Set exercise – Write out exactly the lines that run from the line containing "Clone this diagram in TikZ." through the line containing "title] (modelTitle) at"; both end lines belong to the answer.

==== Material supplied

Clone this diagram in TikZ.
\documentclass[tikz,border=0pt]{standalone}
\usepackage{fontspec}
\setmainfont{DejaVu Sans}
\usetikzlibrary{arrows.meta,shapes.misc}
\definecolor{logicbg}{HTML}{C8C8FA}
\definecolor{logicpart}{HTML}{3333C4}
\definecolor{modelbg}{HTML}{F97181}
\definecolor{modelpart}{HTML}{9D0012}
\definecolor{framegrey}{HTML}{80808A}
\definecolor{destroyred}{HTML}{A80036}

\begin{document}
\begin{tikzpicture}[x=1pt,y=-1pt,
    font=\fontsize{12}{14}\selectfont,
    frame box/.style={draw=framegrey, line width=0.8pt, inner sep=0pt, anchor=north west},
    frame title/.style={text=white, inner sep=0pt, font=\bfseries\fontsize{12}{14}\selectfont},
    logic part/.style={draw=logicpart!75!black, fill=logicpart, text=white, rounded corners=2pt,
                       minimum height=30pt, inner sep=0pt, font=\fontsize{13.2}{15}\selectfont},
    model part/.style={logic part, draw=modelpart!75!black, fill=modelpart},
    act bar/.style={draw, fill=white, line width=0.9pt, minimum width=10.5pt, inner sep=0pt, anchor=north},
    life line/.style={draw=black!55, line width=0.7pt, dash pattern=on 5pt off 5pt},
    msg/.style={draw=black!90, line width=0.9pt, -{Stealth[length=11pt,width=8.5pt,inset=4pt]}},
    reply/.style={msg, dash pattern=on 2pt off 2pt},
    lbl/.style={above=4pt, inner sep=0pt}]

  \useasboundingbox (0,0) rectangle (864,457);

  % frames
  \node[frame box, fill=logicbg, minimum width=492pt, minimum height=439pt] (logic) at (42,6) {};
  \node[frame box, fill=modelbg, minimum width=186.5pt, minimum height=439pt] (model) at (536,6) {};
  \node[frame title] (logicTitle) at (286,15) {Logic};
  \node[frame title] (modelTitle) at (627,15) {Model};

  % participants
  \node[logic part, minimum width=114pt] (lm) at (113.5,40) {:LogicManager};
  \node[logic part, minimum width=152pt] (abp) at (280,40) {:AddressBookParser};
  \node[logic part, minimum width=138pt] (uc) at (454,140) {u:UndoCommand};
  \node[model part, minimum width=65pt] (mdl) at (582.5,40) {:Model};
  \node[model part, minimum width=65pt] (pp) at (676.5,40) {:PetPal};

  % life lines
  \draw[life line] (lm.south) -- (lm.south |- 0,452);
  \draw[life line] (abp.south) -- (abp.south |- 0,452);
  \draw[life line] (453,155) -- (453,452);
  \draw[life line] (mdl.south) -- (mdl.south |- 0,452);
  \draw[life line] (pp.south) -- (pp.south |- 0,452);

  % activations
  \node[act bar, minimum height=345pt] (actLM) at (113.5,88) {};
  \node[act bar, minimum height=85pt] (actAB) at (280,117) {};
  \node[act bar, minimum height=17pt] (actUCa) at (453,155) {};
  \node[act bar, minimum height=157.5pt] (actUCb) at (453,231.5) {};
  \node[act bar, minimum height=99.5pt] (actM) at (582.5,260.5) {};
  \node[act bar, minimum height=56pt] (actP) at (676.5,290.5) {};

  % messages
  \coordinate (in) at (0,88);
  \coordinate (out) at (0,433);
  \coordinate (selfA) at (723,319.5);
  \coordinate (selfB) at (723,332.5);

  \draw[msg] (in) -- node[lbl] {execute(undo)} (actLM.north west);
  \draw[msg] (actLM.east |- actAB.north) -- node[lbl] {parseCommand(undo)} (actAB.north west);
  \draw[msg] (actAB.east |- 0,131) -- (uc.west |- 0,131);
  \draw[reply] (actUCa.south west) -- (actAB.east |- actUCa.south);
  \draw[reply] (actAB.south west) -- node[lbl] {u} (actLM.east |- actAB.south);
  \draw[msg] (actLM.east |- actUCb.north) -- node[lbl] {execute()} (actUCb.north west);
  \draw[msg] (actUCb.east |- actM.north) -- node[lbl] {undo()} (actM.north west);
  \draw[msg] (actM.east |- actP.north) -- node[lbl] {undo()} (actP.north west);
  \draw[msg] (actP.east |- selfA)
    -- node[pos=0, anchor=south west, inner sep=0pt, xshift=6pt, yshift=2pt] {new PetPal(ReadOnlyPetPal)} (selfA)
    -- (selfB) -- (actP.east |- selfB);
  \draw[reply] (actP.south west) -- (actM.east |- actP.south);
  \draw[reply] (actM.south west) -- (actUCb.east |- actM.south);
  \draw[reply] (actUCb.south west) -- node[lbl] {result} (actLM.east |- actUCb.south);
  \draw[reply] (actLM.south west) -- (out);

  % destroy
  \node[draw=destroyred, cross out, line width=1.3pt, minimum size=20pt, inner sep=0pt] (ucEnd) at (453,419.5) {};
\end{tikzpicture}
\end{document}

========
==== Material supplied

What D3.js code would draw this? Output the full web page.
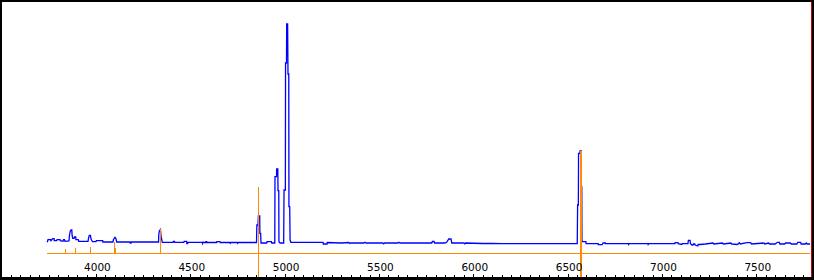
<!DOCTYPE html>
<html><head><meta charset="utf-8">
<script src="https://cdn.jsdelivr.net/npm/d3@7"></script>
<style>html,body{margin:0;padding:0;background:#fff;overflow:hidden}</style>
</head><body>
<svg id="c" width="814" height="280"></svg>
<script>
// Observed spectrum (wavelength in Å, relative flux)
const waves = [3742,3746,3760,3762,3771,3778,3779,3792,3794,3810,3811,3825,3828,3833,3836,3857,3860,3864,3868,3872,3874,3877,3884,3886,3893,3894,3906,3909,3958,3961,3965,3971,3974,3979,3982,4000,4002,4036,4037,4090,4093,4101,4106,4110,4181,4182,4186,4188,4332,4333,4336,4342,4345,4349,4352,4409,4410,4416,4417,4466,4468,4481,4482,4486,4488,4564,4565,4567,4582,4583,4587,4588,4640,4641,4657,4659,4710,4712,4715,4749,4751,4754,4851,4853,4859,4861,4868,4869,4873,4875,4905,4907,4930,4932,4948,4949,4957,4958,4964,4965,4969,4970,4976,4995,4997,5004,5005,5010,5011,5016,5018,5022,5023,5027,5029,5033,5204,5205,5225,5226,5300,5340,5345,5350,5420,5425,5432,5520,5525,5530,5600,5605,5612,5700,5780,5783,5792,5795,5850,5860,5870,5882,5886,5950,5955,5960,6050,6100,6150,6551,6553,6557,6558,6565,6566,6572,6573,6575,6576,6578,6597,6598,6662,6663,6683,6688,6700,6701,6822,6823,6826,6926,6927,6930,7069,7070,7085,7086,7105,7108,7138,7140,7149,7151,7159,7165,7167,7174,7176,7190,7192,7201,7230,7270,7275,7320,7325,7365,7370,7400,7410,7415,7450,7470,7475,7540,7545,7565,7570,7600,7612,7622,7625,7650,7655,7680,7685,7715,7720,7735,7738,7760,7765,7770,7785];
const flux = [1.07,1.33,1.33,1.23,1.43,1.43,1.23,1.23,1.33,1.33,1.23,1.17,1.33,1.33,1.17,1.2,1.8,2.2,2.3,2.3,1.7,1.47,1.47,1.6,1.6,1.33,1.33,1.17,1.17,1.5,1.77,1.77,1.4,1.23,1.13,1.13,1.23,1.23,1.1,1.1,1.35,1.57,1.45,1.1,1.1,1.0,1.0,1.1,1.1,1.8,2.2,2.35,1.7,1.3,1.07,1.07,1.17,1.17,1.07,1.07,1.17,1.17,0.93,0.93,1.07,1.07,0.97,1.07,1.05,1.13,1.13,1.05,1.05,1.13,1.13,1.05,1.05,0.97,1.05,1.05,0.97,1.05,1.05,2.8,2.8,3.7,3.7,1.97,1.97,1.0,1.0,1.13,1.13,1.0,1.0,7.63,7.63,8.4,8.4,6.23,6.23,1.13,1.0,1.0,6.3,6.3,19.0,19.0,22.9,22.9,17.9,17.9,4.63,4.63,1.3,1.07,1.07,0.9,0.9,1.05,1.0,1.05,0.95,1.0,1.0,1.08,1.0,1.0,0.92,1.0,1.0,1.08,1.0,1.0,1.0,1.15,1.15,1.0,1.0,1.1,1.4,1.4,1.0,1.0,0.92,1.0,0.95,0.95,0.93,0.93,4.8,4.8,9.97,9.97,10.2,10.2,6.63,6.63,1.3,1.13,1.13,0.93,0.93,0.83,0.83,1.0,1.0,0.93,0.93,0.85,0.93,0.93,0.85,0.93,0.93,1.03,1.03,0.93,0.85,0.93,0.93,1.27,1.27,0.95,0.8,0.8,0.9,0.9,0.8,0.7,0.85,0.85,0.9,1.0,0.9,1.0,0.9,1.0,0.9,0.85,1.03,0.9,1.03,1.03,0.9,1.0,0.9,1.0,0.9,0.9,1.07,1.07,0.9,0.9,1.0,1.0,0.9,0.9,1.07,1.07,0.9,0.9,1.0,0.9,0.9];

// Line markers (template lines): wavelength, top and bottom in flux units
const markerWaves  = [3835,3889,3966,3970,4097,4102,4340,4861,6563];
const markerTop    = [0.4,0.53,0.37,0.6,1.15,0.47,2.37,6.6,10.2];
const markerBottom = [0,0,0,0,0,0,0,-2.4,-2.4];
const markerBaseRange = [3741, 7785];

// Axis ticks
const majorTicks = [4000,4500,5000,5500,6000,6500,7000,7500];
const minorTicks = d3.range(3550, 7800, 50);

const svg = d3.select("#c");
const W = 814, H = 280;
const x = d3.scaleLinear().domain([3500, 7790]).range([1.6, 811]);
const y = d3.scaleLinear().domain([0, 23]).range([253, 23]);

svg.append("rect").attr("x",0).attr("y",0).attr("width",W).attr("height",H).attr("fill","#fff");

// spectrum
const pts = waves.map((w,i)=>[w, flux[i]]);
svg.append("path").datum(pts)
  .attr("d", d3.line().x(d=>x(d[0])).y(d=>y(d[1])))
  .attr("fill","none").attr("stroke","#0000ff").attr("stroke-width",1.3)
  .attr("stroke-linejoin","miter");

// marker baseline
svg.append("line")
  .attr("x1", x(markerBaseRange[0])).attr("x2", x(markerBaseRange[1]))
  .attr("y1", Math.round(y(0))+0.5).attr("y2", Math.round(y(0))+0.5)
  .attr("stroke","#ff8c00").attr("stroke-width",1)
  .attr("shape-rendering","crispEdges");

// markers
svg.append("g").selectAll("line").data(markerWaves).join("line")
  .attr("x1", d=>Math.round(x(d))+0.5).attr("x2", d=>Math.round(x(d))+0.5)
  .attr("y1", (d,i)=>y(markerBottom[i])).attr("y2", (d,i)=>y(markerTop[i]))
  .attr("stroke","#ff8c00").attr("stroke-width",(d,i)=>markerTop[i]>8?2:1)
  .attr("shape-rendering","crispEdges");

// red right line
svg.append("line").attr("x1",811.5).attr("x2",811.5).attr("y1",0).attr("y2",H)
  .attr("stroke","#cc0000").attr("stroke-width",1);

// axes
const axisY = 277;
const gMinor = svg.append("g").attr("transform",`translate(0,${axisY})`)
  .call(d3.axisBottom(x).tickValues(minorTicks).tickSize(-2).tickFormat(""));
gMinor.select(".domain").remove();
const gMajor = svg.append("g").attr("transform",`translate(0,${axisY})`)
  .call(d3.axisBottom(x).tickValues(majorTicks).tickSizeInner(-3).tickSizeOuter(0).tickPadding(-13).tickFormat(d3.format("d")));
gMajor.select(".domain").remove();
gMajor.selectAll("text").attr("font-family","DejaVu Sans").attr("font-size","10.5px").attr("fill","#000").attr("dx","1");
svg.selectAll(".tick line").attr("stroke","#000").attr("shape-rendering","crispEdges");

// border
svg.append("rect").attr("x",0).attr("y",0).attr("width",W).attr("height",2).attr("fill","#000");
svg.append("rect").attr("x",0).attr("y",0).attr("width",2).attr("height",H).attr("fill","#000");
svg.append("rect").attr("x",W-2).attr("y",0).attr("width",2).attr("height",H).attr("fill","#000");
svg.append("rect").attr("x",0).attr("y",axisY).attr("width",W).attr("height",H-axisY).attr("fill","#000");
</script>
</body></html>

========

Task solution –
Clone this diagram in TikZ.
\documentclass[tikz,border=0pt]{standalone}
\usepackage{fontspec}
\setmainfont{DejaVu Sans}
\usetikzlibrary{arrows.meta,shapes.misc}
\definecolor{logicbg}{HTML}{C8C8FA}
\definecolor{logicpart}{HTML}{3333C4}
\definecolor{modelbg}{HTML}{F97181}
\definecolor{modelpart}{HTML}{9D0012}
\definecolor{framegrey}{HTML}{80808A}
\definecolor{destroyred}{HTML}{A80036}

\begin{document}
\begin{tikzpicture}[x=1pt,y=-1pt,
    font=\fontsize{12}{14}\selectfont,
    frame box/.style={draw=framegrey, line width=0.8pt, inner sep=0pt, anchor=north west},
    frame title/.style={text=white, inner sep=0pt, font=\bfseries\fontsize{12}{14}\selectfont},
    logic part/.style={draw=logicpart!75!black, fill=logicpart, text=white, rounded corners=2pt,
                       minimum height=30pt, inner sep=0pt, font=\fontsize{13.2}{15}\selectfont},
    model part/.style={logic part, draw=modelpart!75!black, fill=modelpart},
    act bar/.style={draw, fill=white, line width=0.9pt, minimum width=10.5pt, inner sep=0pt, anchor=north},
    life line/.style={draw=black!55, line width=0.7pt, dash pattern=on 5pt off 5pt},
    msg/.style={draw=black!90, line width=0.9pt, -{Stealth[length=11pt,width=8.5pt,inset=4pt]}},
    reply/.style={msg, dash pattern=on 2pt off 2pt},
    lbl/.style={above=4pt, inner sep=0pt}]

  \useasboundingbox (0,0) rectangle (864,457);

  % frames
  \node[frame box, fill=logicbg, minimum width=492pt, minimum height=439pt] (logic) at (42,6) {};
  \node[frame box, fill=modelbg, minimum width=186.5pt, minimum height=439pt] (model) at (536,6) {};
  \node[frame title] (logicTitle) at (286,15) {Logic};
  \node[frame title] (modelTitle) at (627,15) {Model};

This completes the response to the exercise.